Invested to the Privy Council in 1938, du Parcq was Lord Justice of Appeal from 1938 to 1946. On 5 February 1946, he was appointed Lord of Appeal in Ordinary and was created a life peer with the title Baron du Parcq, of Grouville in the Island of Jersey.

During World War II, he chaired the Channel Islands Refugees Committee which raised funds, gave financial relief, distributed clothing, traced relatives and gave guidance and help to refugees. The UK government relied on the Committee for information on the Channel Islands and in September 1940 his first appeal for funds on the BBC's 'The Week's Good Cause' programme raised what was then a record result.
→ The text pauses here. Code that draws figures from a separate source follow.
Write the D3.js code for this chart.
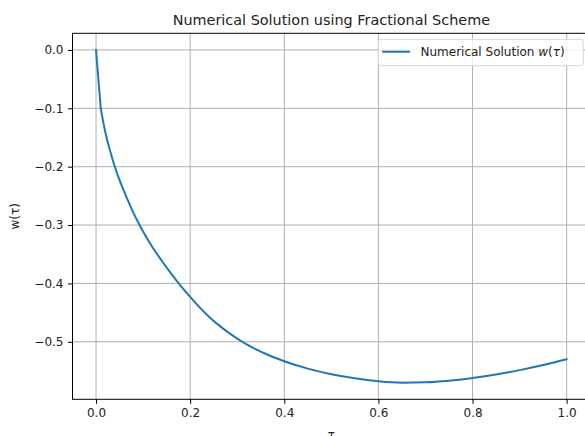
<!DOCTYPE html>
<html>
<head>
<meta charset="utf-8">
<script src="https://cdn.jsdelivr.net/npm/d3@7"></script>
<style>
  body { margin: 0; background: #fff; }
  svg { display: block; font-family: "DejaVu Sans", sans-serif; }
</style>
</head>
<body>
<svg id="chart" width="585" height="436"></svg>
<script>
// values
var tau = [0, 0.01, 0.02, 0.03, 0.04, 0.05, 0.06, 0.07, 0.08, 0.09, 0.10,
    0.12, 0.14, 0.16, 0.18, 0.20, 0.22, 0.24, 0.26, 0.28, 0.30,
    0.32, 0.34, 0.36, 0.38, 0.40, 0.45, 0.50, 0.55, 0.60, 0.65,
    0.70, 0.75, 0.80, 0.85, 0.90, 0.95, 1.00];
var w = [0, -0.100, -0.142, -0.173, -0.200, -0.223, -0.243, -0.262, -0.280, -0.296, -0.311,
    -0.338, -0.3615, -0.3835, -0.404, -0.423, -0.441, -0.4569, -0.471, -0.4835, -0.4945,
    -0.5043, -0.5129, -0.5205, -0.5273, -0.5333, -0.546, -0.5555, -0.5625, -0.5675, -0.570,
    -0.5694, -0.5667, -0.562, -0.556, -0.5485, -0.5398, -0.530];
var xTicks = [0, 0.2, 0.4, 0.6, 0.8, 1.0];
var yTicks = [0, -0.1, -0.2, -0.3, -0.4, -0.5];

var svg = d3.select('#chart');
// plot box (window.top is reserved, so keep these in an object)
var box = { left: 72.5, right: 590.2, top: 33.3, bottom: 399.3 };

// matplotlib style 5% margins
function padded(ext) {
    var p = (ext[1] - ext[0]) * 0.05;
    return [ext[0] - p, ext[1] + p];
}
var x = d3.scaleLinear().domain(padded(d3.extent(tau))).range([box.left, box.right]);
var y = d3.scaleLinear().domain(padded(d3.extent(w))).range([box.bottom, box.top]);
var fmt = d3.format('.1f');

// grid
svg.append('g').selectAll('line').data(xTicks).join('line')
    .attr('x1', function (d) { return x(d); }).attr('x2', function (d) { return x(d); })
    .attr('y1', box.top).attr('y2', box.bottom)
    .attr('stroke', '#b0b0b0').attr('stroke-width', 1);
svg.append('g').selectAll('line').data(yTicks).join('line')
    .attr('y1', function (d) { return y(d); }).attr('y2', function (d) { return y(d); })
    .attr('x1', box.left).attr('x2', box.right)
    .attr('stroke', '#b0b0b0').attr('stroke-width', 1);

// axes
var xAxis = svg.append('g').attr('transform', 'translate(0,' + box.bottom + ')')
    .call(d3.axisBottom(x).tickValues(xTicks).tickFormat(fmt).tickSizeInner(4.5).tickSizeOuter(0).tickPadding(4.5));
var yAxis = svg.append('g').attr('transform', 'translate(' + box.left + ',0)')
    .call(d3.axisLeft(y).tickValues(yTicks).tickFormat(fmt).tickSizeInner(4.5).tickSizeOuter(0).tickPadding(4.5));
[xAxis, yAxis].forEach(function (a) {
    a.attr('font-family', null).attr('font-size', 12);
    a.selectAll('text').attr('fill', '#222');
    a.select('.domain').remove();
});

// spines
svg.append('rect')
    .attr('x', box.left).attr('y', box.top)
    .attr('width', box.right - box.left).attr('height', box.bottom - box.top)
    .attr('fill', 'none').attr('stroke', '#000').attr('stroke-width', 1);

// curve: straight first step, smooth afterwards
var pts = w.map(function (d, i) { return [tau[i], d]; });
var straight = d3.line()
    .x(function (d) { return x(d[0]); })
    .y(function (d) { return y(d[1]); });
var smooth = d3.line()
    .x(function (d) { return x(d[0]); })
    .y(function (d) { return y(d[1]); })
    .curve(d3.curveMonotoneX);
[straight(pts.slice(0, 2)), smooth(pts.slice(1))].forEach(function (d) {
    svg.append('path')
        .attr('d', d)
        .attr('fill', 'none')
        .attr('stroke', '#1f77b4')
        .attr('stroke-width', 2)
        .attr('stroke-linecap', 'round')
        .attr('stroke-linejoin', 'round');
});

// title and labels
var midX = (box.left + box.right) / 2;
svg.append('text').attr('x', midX).attr('y', 25)
    .attr('text-anchor', 'middle').attr('font-size', 14.4).attr('fill', '#222')
    .text('Numerical Solution using Fractional Scheme');
svg.append('text').attr('x', midX).attr('y', 439)
    .attr('text-anchor', 'middle').attr('font-size', 12).attr('fill', '#222')
    .text('τ');
svg.append('text')
    .attr('transform', 'translate(19,' + ((box.top + box.bottom) / 2) + ') rotate(-90)')
    .attr('text-anchor', 'middle').attr('font-size', 12).attr('fill', '#222')
    .text('w(τ)');

// legend
var lg = svg.append('g');
lg.append('rect')
    .attr('x', 378.3).attr('y', 39.3).attr('width', 205).attr('height', 26.4)
    .attr('rx', 3).attr('fill', 'rgba(255,255,255,0.8)')
    .attr('stroke', '#d6d6d6').attr('stroke-width', 1);
lg.append('line')
    .attr('x1', 382).attr('x2', 410).attr('y1', 51.7).attr('y2', 51.7)
    .attr('stroke', '#1f77b4').attr('stroke-width', 2);
var lt = lg.append('text').attr('x', 420.5).attr('y', 56.3)
    .attr('font-size', 12).attr('fill', '#222');
lt.append('tspan').text('Numerical Solution ');
lt.append('tspan').attr('font-style', 'italic').text('w');
lt.append('tspan').text('(');
lt.append('tspan').attr('font-style', 'italic').text('τ');
lt.append('tspan').text(')');
</script>
</body>
</html>
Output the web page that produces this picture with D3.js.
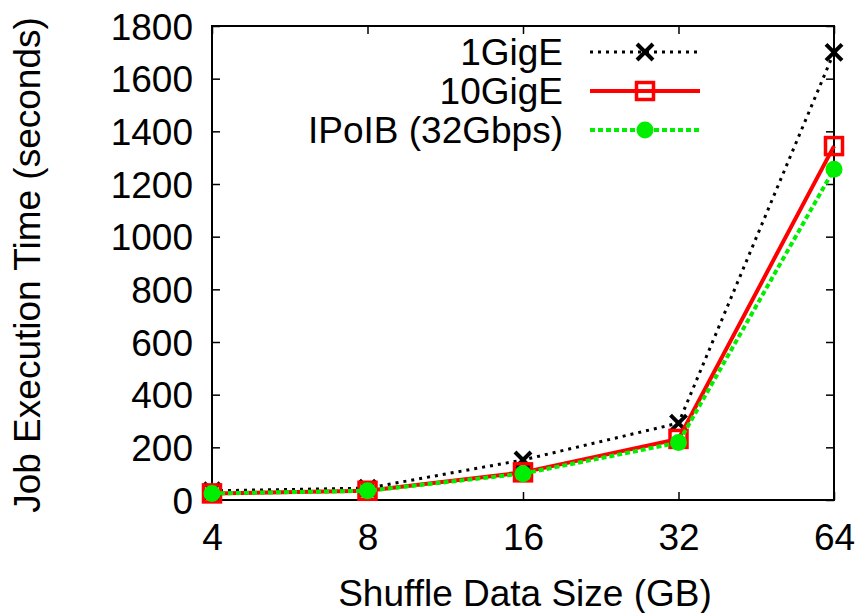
<!DOCTYPE html>
<html>
<head>
<meta charset="utf-8">
<script src="https://cdn.jsdelivr.net/npm/d3@7"></script>
<style>
  body { margin: 0; background: #fff; }
  text { font-family: "Liberation Sans", Arial, sans-serif; }
</style>
</head>
<body>
<svg id="chart"></svg>
<script>
  // data
  var sizes = ["4", "8", "16", "32", "64"];
  var gige1 = [35, 45, 152, 292, 1700];
  var gige10 = [25, 35, 105, 232, 1344];
  var ipoib = [25, 35, 100, 218, 1256];
  var yTicks = [0, 200, 400, 600, 800, 1000, 1200, 1400, 1600, 1800];

  var width = 863, height = 613;
  var fontSize = 37;
  var svg = d3.select("#chart").attr("width", width).attr("height", height);

  var pLeft = 212, pRight = 834, pTop = 26, pBottom = 500;

  var x = d3.scalePoint().domain(sizes).range([pLeft, pRight]).padding(0);
  var y = d3.scaleLinear().domain([0, 1800]).range([pBottom, pTop]);

  // frame
  svg.append("rect")
    .attr("x", pLeft).attr("y", pTop)
    .attr("width", pRight - pLeft).attr("height", pBottom - pTop)
    .attr("fill", "none").attr("stroke", "#000").attr("stroke-width", 2);

  // axes, ticks mirrored on all sides like gnuplot
  var yAxis = svg.append("g").attr("transform", "translate(" + pLeft + ",0)")
    .call(d3.axisLeft(y).tickValues(yTicks).tickFormat(d3.format("d"))
      .tickSizeInner(-8).tickSizeOuter(0).tickPadding(19));
  svg.append("g").attr("transform", "translate(" + pRight + ",0)")
    .call(d3.axisRight(y).tickValues(yTicks).tickSizeInner(-8).tickSizeOuter(0).tickFormat(""));

  var xAxis = svg.append("g").attr("transform", "translate(0," + pBottom + ")")
    .call(d3.axisBottom(x).tickSizeInner(-8).tickSizeOuter(0).tickPadding(24));
  svg.append("g").attr("transform", "translate(0," + pTop + ")")
    .call(d3.axisTop(x).tickSizeInner(-8).tickSizeOuter(0).tickFormat(""));

  svg.selectAll(".domain").remove();
  svg.selectAll(".tick line").attr("stroke", "#000").attr("stroke-width", 1.5);
  svg.selectAll(".tick text")
    .attr("font-size", fontSize).attr("fill", "#000")
    .style("font-family", "'Liberation Sans', Arial, sans-serif");
  yAxis.selectAll(".tick text").attr("dy", "0.36em");
  xAxis.selectAll(".tick text").attr("dy", "0.71em");

  // axis titles
  svg.append("text")
    .attr("transform", "translate(40," + ((pTop + pBottom) / 2 + 2) + ") rotate(-90)")
    .attr("text-anchor", "middle")
    .attr("font-size", fontSize)
    .text("Job Execution Time (seconds)");

  svg.append("text")
    .attr("x", (pLeft + pRight) / 2 + 2).attr("y", 606)
    .attr("text-anchor", "middle")
    .attr("font-size", fontSize)
    .text("Shuffle Data Size (GB)");

  var series = [
    { name: "1GigE", values: gige1, color: "#000", width: 3, dash: "3,5", marker: "x" },
    { name: "10GigE", values: gige10, color: "#ff0000", width: 4, dash: null, marker: "square" },
    { name: "IPoIB (32Gbps)", values: ipoib, color: "#00ee00", width: 4, dash: "5,3", marker: "circle" }
  ];

  var line = d3.line()
    .x(function(d, i) { return x(sizes[i]); })
    .y(function(d) { return y(d); });

  function drawMarker(g, type, color, cx, cy) {
    if (type == "x") {
      g.append("path")
        .attr("d", "M" + (cx - 8) + "," + (cy - 8) + "L" + (cx + 8) + "," + (cy + 8) +
          "M" + (cx - 8) + "," + (cy + 8) + "L" + (cx + 8) + "," + (cy - 8))
        .attr("stroke", color).attr("stroke-width", 4).attr("fill", "none");
    } else if (type == "square") {
      g.append("rect")
        .attr("x", cx - 8.5).attr("y", cy - 8.5).attr("width", 17).attr("height", 17)
        .attr("fill", "none").attr("stroke", color).attr("stroke-width", 3.5);
    } else {
      g.append("circle")
        .attr("cx", cx).attr("cy", cy).attr("r", 8.5)
        .attr("fill", color);
    }
  }

  var legendY = [52, 91, 130];

  series.forEach(function(s, k) {
    var g = svg.append("g");
    g.append("path")
      .attr("d", line(s.values))
      .attr("fill", "none")
      .attr("stroke", s.color)
      .attr("stroke-width", s.width)
      .attr("stroke-dasharray", s.dash);
    s.values.forEach(function(v, i) {
      drawMarker(g, s.marker, s.color, x(sizes[i]), y(v));
    });

    // legend entry
    var ly = legendY[k];
    g.append("text")
      .attr("x", 563).attr("y", ly)
      .attr("dy", "0.36em")
      .attr("text-anchor", "end")
      .attr("font-size", fontSize)
      .text(s.name);
    g.append("line")
      .attr("x1", 590).attr("x2", 700)
      .attr("y1", ly).attr("y2", ly)
      .attr("stroke", s.color)
      .attr("stroke-width", s.width)
      .attr("stroke-dasharray", s.dash);
    drawMarker(g, s.marker, s.color, 645, ly);
  });
</script>
</body>
</html>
In 1946 he became chairman of a Royal Commission into justices of the peace. He was a member of the Permanent Court of Arbitration at The Hague, and was an Honorary Fellow of Exeter College and Jesus College.

du Parcq was also the author of a four-volume biography of David Lloyd George, published between 1911 and 1913, though for unknown reasons he avoided referring to it later in his life.

du Parcq died in a London nursing home on 27 April 1949.

==Notable trials==

- Prosecution of the murder of Alice Thomas and others by Annie Hearn in June 1931.

== Family ==
In 1911 he married Lucy Renouf, from St Helier. They had two daughters, Helen and Catherine, and a son, John Renouf.